Tuesday, June 17, 2008
In a Nutshell:
It is said that truth reads better than fiction-and that holds true with this book. The story of the most famous brothel in the world called the Everleigh Club, where many modern sexual sayings, phrases and stories were given birth, is factually told in this book. The writing is done in a very biographical, somewhat dry approach. What gives the story sticking power are the stories themselves and the real cast of characters that lived in the red light district of Chicago around this very famous, elite whore house. The Everleigh sisters took prostitution to a whole new level, where they used marketing and HR to keep their girls happy and keep customers coming back for more. Historically, Abbott goes into the rivalry between the Everleigh sisters and some other Madams in the area. She also goes into the antics that religious leaders tried in order to get them shut down. She also goes into various famous prostitutes and their interesting stories with their customers, as well as the infamous murder of Marshall Field Jr. at the brothel in 1905. There are pictures throughout the book from historical records that add further depth to the stories around the Everleigh Club.

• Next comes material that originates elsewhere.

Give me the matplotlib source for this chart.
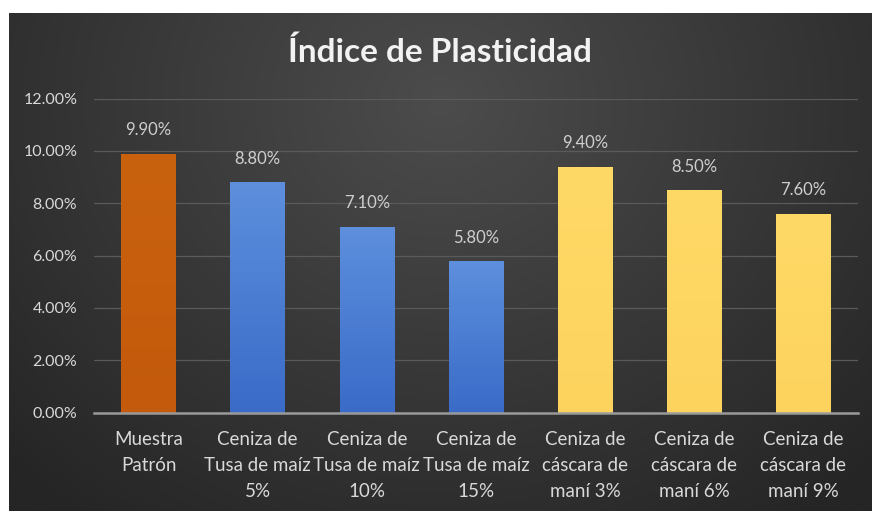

A history of sex!? Sign me up! I found this book interesting from an historic perspective. The read was sometimes the read is a little dry, and sometimes pretty funny. It is amazing that the antics and illegal activities that happened around this famous brothel were allowed to go on. Underpinned by the goings on at the brothel is a sweeping history of all that was going on socially, economically, religiously and politically in the city of Chicago at that time. Karen Abbott does a great job with her research. But I will admit, even with her anecdotes woven throughout, I think it would have been a funner read if a fictional story was written based on this amazing brothel. There is enough real "story" there, rich with personalities to have been historically accurate yet quite a textural yarn. I think it would have been an even more interesting, riveting read if the real characters came to life in a more fictional approach. That's my opinion, for what it's worth!